**Data for this exercise**.
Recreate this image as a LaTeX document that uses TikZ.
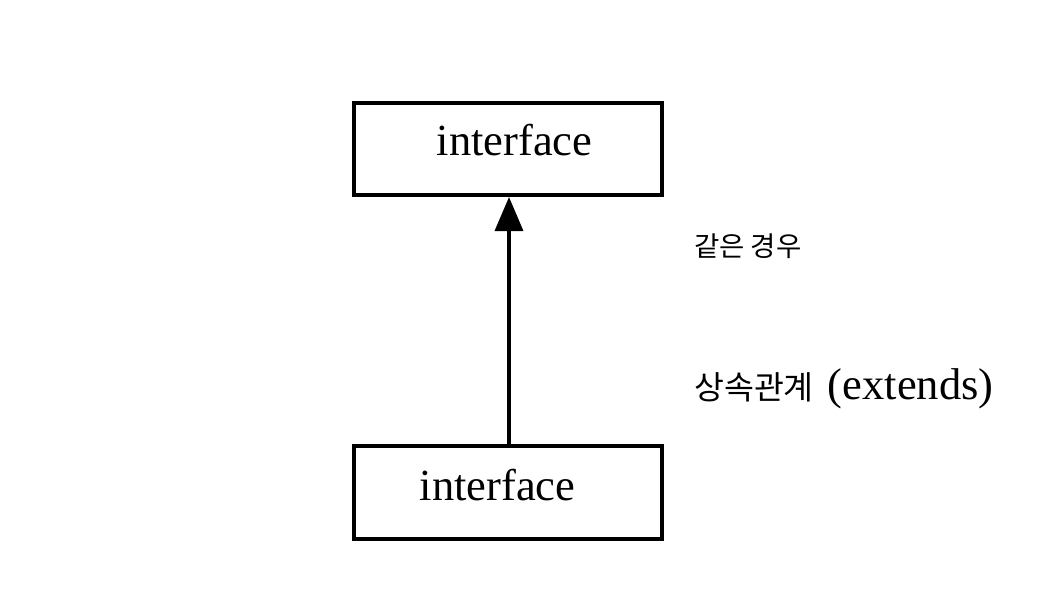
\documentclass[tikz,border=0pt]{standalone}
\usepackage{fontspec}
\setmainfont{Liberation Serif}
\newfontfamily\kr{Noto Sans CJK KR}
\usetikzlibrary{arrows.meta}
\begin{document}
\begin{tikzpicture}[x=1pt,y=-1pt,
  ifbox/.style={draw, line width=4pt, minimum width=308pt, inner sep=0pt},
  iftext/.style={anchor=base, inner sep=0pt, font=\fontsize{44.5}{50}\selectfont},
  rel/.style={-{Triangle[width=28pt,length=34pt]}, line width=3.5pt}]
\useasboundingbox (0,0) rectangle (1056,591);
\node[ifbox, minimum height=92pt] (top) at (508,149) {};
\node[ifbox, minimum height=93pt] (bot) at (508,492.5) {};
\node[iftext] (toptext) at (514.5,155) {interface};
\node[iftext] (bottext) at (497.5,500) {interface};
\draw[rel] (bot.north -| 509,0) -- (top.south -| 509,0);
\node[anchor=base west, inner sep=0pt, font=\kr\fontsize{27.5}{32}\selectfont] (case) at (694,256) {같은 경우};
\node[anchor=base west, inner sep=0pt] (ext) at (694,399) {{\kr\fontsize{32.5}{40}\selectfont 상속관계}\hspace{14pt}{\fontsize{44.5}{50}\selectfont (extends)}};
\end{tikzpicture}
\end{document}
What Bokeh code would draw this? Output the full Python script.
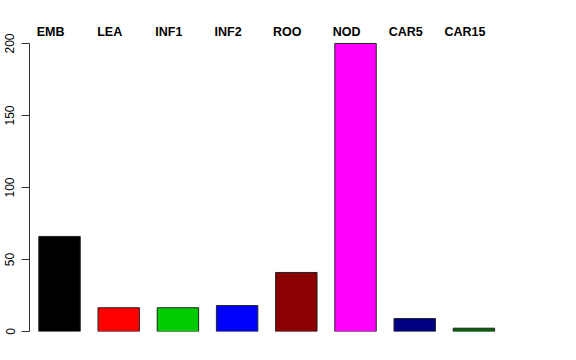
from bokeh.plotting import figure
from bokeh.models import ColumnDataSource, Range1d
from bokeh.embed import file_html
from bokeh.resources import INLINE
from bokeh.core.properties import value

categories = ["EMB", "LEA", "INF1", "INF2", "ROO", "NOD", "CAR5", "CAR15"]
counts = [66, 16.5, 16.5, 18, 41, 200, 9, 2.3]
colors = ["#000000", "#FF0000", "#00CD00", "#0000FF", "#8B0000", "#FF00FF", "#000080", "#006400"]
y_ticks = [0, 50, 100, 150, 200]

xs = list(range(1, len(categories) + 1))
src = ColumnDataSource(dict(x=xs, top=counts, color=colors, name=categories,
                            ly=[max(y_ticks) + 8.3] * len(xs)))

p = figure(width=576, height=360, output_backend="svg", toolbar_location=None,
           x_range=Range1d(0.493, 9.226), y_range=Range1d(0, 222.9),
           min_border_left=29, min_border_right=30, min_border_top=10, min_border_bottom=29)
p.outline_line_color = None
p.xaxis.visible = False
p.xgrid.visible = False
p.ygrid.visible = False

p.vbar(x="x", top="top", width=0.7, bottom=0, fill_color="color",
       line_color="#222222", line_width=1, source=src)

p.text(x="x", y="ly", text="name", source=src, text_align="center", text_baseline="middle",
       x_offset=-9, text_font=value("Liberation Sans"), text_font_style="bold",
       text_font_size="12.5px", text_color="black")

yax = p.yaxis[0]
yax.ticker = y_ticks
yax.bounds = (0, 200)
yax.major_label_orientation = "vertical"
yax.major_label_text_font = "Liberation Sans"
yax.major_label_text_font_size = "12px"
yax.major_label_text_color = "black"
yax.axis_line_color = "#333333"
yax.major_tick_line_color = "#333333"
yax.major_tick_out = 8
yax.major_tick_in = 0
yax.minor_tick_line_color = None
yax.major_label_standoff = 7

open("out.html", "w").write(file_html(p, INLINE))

**To do**.
Keep the pictures out of your copy, and repeat every entry above exactly.

**Answer**.
Recreate this image as a LaTeX document that uses TikZ.
\documentclass[tikz,border=0pt]{standalone}
\usepackage{fontspec}
\setmainfont{Liberation Serif}
\newfontfamily\kr{Noto Sans CJK KR}
\usetikzlibrary{arrows.meta}
\begin{document}
\begin{tikzpicture}[x=1pt,y=-1pt,
  ifbox/.style={draw, line width=4pt, minimum width=308pt, inner sep=0pt},
  iftext/.style={anchor=base, inner sep=0pt, font=\fontsize{44.5}{50}\selectfont},
  rel/.style={-{Triangle[width=28pt,length=34pt]}, line width=3.5pt}]
\useasboundingbox (0,0) rectangle (1056,591);
\node[ifbox, minimum height=92pt] (top) at (508,149) {};
\node[ifbox, minimum height=93pt] (bot) at (508,492.5) {};
\node[iftext] (toptext) at (514.5,155) {interface};
\node[iftext] (bottext) at (497.5,500) {interface};
\draw[rel] (bot.north -| 509,0) -- (top.south -| 509,0);
\node[anchor=base west, inner sep=0pt, font=\kr\fontsize{27.5}{32}\selectfont] (case) at (694,256) {같은 경우};
\node[anchor=base west, inner sep=0pt] (ext) at (694,399) {{\kr\fontsize{32.5}{40}\selectfont 상속관계}\hspace{14pt}{\fontsize{44.5}{50}\selectfont (extends)}};
\end{tikzpicture}
\end{document}
What Bokeh code would draw this? Output the full Python script.
from bokeh.plotting import figure
from bokeh.models import ColumnDataSource, Range1d
from bokeh.embed import file_html
from bokeh.resources import INLINE
from bokeh.core.properties import value

categories = ["EMB", "LEA", "INF1", "INF2", "ROO", "NOD", "CAR5", "CAR15"]
counts = [66, 16.5, 16.5, 18, 41, 200, 9, 2.3]
colors = ["#000000", "#FF0000", "#00CD00", "#0000FF", "#8B0000", "#FF00FF", "#000080", "#006400"]
y_ticks = [0, 50, 100, 150, 200]

xs = list(range(1, len(categories) + 1))
src = ColumnDataSource(dict(x=xs, top=counts, color=colors, name=categories,
                            ly=[max(y_ticks) + 8.3] * len(xs)))

p = figure(width=576, height=360, output_backend="svg", toolbar_location=None,
           x_range=Range1d(0.493, 9.226), y_range=Range1d(0, 222.9),
           min_border_left=29, min_border_right=30, min_border_top=10, min_border_bottom=29)
p.outline_line_color = None
p.xaxis.visible = False
p.xgrid.visible = False
p.ygrid.visible = False

p.vbar(x="x", top="top", width=0.7, bottom=0, fill_color="color",
       line_color="#222222", line_width=1, source=src)

p.text(x="x", y="ly", text="name", source=src, text_align="center", text_baseline="middle",
       x_offset=-9, text_font=value("Liberation Sans"), text_font_style="bold",
       text_font_size="12.5px", text_color="black")

yax = p.yaxis[0]
yax.ticker = y_ticks
yax.bounds = (0, 200)
yax.major_label_orientation = "vertical"
yax.major_label_text_font = "Liberation Sans"
yax.major_label_text_font_size = "12px"
yax.major_label_text_color = "black"
yax.axis_line_color = "#333333"
yax.major_tick_line_color = "#333333"
yax.major_tick_out = 8
yax.major_tick_in = 0
yax.minor_tick_line_color = None
yax.major_label_standoff = 7

open("out.html", "w").write(file_html(p, INLINE))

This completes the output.